Some other new STEM school construction elements include soundproof glass walls so students can observe others at work without disturbing them, and flexible furniture configurations, such as modular tables that can be broken down to accommodate student groups of different sizes.
For districts who don’t have the luxury of undergoing major construction, some cost effective steps they can take to begin a STEM program include identifying and co-locating teachers willing to work in cross-disciplinary, team-teaching collaborations that allow students see how different disciplines inter-relate in the real world, says Moje. Basic materials, such as plywood 2x4s, string, and clay encourage the critical hands-on learning that can take subjects like math out of the theoretical and into the physical realm. Ideally, schools could also find spaces, such as a neighborhood warehouse, where students can have the kinds of wood or metal shop experiences once so common, says Moje.
Tips for Getting Started with STEM
Awareness is key to getting stakeholder buy-in for any program, but a comprehensive list of STEM facts and statistics on the PLTW site can help district leaders convince doubters. Examples include:
· the U.S. will have over 1.2 million unfilled jobs in STEM-related fields by 2018 (U.S. News STEM Solutions Summit, 2012); and
· the World Economic Forum ranks the U.S. as No. 48 in quality of math and science education.
Think big picture, says SLA’s Lehmann. Don’t just institute a math class here or an after-school program there. Consider a comprehensive strategy that can apply to all district schools. Lehmann also advises administrators and school board members to do their homework and learn from others by visiting or reading about innovative programs such as the Illinois Mathematics and Science Academy (IMSA) and the High Tech High School programs across the country. He also advises attending conferences, such as SLA’s EduCon or other industry events where STEM best practices are on the agenda.

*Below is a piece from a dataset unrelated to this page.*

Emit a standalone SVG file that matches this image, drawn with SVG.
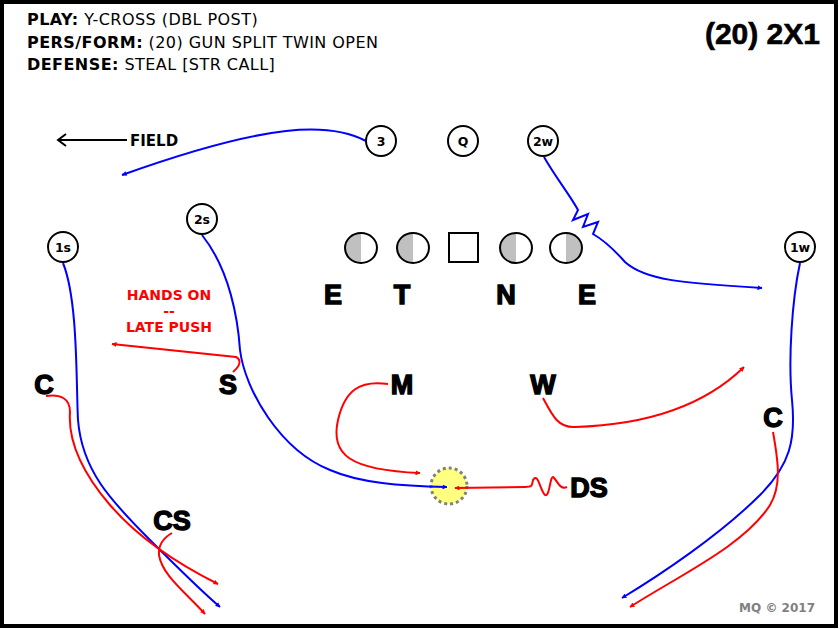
<svg xmlns="http://www.w3.org/2000/svg" width="840" height="629" viewBox="0 0 840 629">
<defs>
<style>
.hdr{font-family:"DejaVu Sans",Verdana,sans-serif;font-size:16px;letter-spacing:0.45px;fill:#000}
.hdr .b{font-weight:bold}
.node circle{fill:#fff;stroke:#000;stroke-width:2}
.node text{font-family:"DejaVu Sans",Verdana,sans-serif;font-size:12.5px;font-weight:bold;text-anchor:middle;fill:#000}
.def text{font-family:"Liberation Sans",Arial,sans-serif;font-size:27px;font-weight:900;fill:#000;text-anchor:middle;stroke:#000;stroke-width:1.4}
.dl{fill:none;stroke:#000;stroke-width:2}
.blue{fill:none;stroke:#0000ff;stroke-width:2}
.red{fill:none;stroke:#ff0000;stroke-width:2}
</style>
<marker id="ab" viewBox="0 0 10 10" refX="9" refY="5" markerWidth="5" markerHeight="5" orient="auto" markerUnits="userSpaceOnUse"><path d="M0,0 L10,5 L0,10 z" fill="#0000ff"/></marker>
<marker id="ar" viewBox="0 0 10 10" refX="9" refY="5" markerWidth="5" markerHeight="5" orient="auto" markerUnits="userSpaceOnUse"><path d="M0,0 L10,5 L0,10 z" fill="#ff0000"/></marker>
</defs>
<rect x="2" y="2" width="834" height="624" fill="#fff" stroke="#000" stroke-width="4"/>
<g id="header" class="hdr">
<text x="27" y="25"><tspan class="b">PLAY:</tspan> Y-CROSS (DBL POST)</text>
<text x="27" y="48"><tspan class="b">PERS/FORM:</tspan> (20) GUN SPLIT TWIN OPEN</text>
<text x="27" y="70"><tspan class="b">DEFENSE:</tspan> STEAL [STR CALL]</text>
</g>
<text x="820" y="44" text-anchor="end" font-family="Liberation Sans, Arial, sans-serif" font-size="30" font-weight="bold" stroke="#000" stroke-width="0.6">(20) 2X1</text>
<g id="field">
<line x1="58" y1="140" x2="127" y2="140" stroke="#000" stroke-width="2"/>
<path d="M66,134 L58,140 L66,146" fill="none" stroke="#000" stroke-width="2"/>
<text x="130" y="146" font-family="DejaVu Sans, Verdana, sans-serif" font-size="15" font-weight="bold">FIELD</text>
</g>
<g id="ball"><circle cx="449" cy="486" r="18" fill="#ffff80" stroke="#808080" stroke-width="3" stroke-dasharray="3 3"/></g>
<g id="connectors">
<path class="blue" marker-end="url(#ab)" d="M366,141 C330,122 270,122 122,175"/>
<path class="blue" marker-end="url(#ab)" d="M544,157 C556,178 570,195 578,210 L573,220 L588,214 L583,227 L598,222 L593,234 C600,238 610,245 625,262 C645,280 680,283 762,288"/>
<path class="blue" marker-end="url(#ab)" d="M202,235 C230,270 238,320 240,350 C245,390 280,450 330,470 C360,483 400,486 447,487"/>
<path class="blue" marker-end="url(#ab)" d="M63,263 C78,300 76,380 78,420 C82,470 110,500 150,540 C180,570 200,590 220,607"/>
<path class="blue" marker-end="url(#ab)" d="M800,263 C792,300 788,360 792,400 C796,440 790,465 760,495 C720,535 660,575 622,598"/>
<path class="red" marker-end="url(#ar)" d="M233,372 C240,366 242,360 236,357 L112,344"/>
<path class="red" marker-end="url(#ar)" d="M388,384 C360,380 345,390 338,420 C330,455 350,470 420,473"/>
<path class="red" marker-end="url(#ar)" d="M543,398 C552,415 558,428 575,427 C640,425 700,410 744,367"/>
<path class="red" marker-end="url(#ar)" d="M567,487 C560,490 558,482 554,478 C550,472 550,498 545,495 C540,490 538,472 533,480 C532,486 532,487 525,487 L455,488"/>
<path class="red" marker-end="url(#ar)" d="M46,396 C60,394 70,398 70,412 C68,440 80,470 110,505 C140,540 180,565 218,584"/>
<path class="red" marker-end="url(#ar)" d="M172,533 C165,537 158,543 159,555 C162,575 185,592 205,614"/>
<path class="red" marker-end="url(#ar)" d="M773,432 C778,460 782,485 770,505 C745,545 680,575 630,607"/>
</g>
<g id="n3" class="node"><circle cx="381" cy="141" r="15"/><text x="381" y="146">3</text></g>
<g id="nQ" class="node"><circle cx="463" cy="141" r="15"/><text x="463" y="146">Q</text></g>
<g id="n2w" class="node"><circle cx="543" cy="141" r="15"/><text x="543" y="146">2w</text></g>
<g id="n2s" class="node"><circle cx="202" cy="219" r="15"/><text x="202" y="224">2s</text></g>
<g id="n1s" class="node"><circle cx="63" cy="247" r="15"/><text x="63" y="252">1s</text></g>
<g id="n1w" class="node"><circle cx="800" cy="247" r="15"/><text x="800" y="252">1w</text></g>
<g id="ol1"><path d="M361,233 A16,15 0 0 0 361,263 z" fill="#c0c0c0"/><ellipse class="dl" cx="361" cy="248" rx="16" ry="15"/></g>
<g id="ol2"><path d="M413,233 A16,15 0 0 0 413,263 z" fill="#c0c0c0"/><ellipse class="dl" cx="413" cy="248" rx="16" ry="15"/></g>
<g id="center"><rect class="dl" x="449" y="233" width="29" height="29" fill="#fff"/></g>
<g id="ol4"><path d="M516,233 A16,15 0 0 0 516,263 z" fill="#c0c0c0"/><ellipse class="dl" cx="516" cy="248" rx="16" ry="15"/></g>
<g id="ol5"><path d="M566,233 A16,15 0 0 1 566,263 z" fill="#c0c0c0"/><ellipse class="dl" cx="566" cy="248" rx="16" ry="15"/></g>
<g class="def">
<g id="dE1"><text x="333" y="304">E</text></g>
<g id="dT"><text x="402" y="304">T</text></g>
<g id="dN"><text x="506" y="304">N</text></g>
<g id="dE2"><text x="587" y="304">E</text></g>
<g id="dC1"><text x="44" y="394">C</text></g>
<g id="dS"><text x="228" y="394">S</text></g>
<g id="dM"><text x="402" y="394">M</text></g>
<g id="dW"><text x="543" y="394">W</text></g>
<g id="dC2"><text x="773" y="427">C</text></g>
<g id="dDS"><text x="589" y="497">DS</text></g>
<g id="dCS"><text x="172" y="530">CS</text></g>
</g>
<g id="note" font-family="DejaVu Sans, Verdana, sans-serif" font-size="14" font-weight="bold" fill="#ff0000" text-anchor="middle">
<text x="169" y="300">HANDS ON</text>
<text x="169" y="316">--</text>
<text x="169" y="332">LATE PUSH</text>
</g>
<text x="815" y="612" text-anchor="end" font-family="DejaVu Sans, Verdana, sans-serif" font-size="12" font-weight="bold" fill="#808080">MQ © 2017</text>
</svg>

The PLTW web site is another great resource, pointing visitors to districts and schools arcoss the nation who are implementing STEM programs they might learn from.
Finding the right partnerships is also a good place to start, says Day. Districts should identify and reach out to local business and universities to begin discussions about partnerships and what a STEM program should look like. Job skills should be embedded into the curriculum and businesses have a vested interest in long –term, high quality programs.
Pinder says perhaps the most crucial piece of advice he would give district administrators is to start young getting STEM on the radar of students.” In high school, students will find they have a knack for STEM, but can be discouraged because they feel they have so much catching up to do,” he says. Districts should run campaigns for STEM programs using local athletes or celebrities and targeting kids even in the primary grades. PLTW’s director of communications, Jennifer Cahill, says this is also a mission shared by her organization and that educators can expect an elementary-level curriculum within the next few years.
Says Day, “If STEM is an urgent need in this country, and it is, then it should be the core of what every student is doing and learning in school. There are millions of students who would not know to aspire to a STEM career because they’ve never been exposed to it. It’s up to our schools to create a culture that allows that to happen.”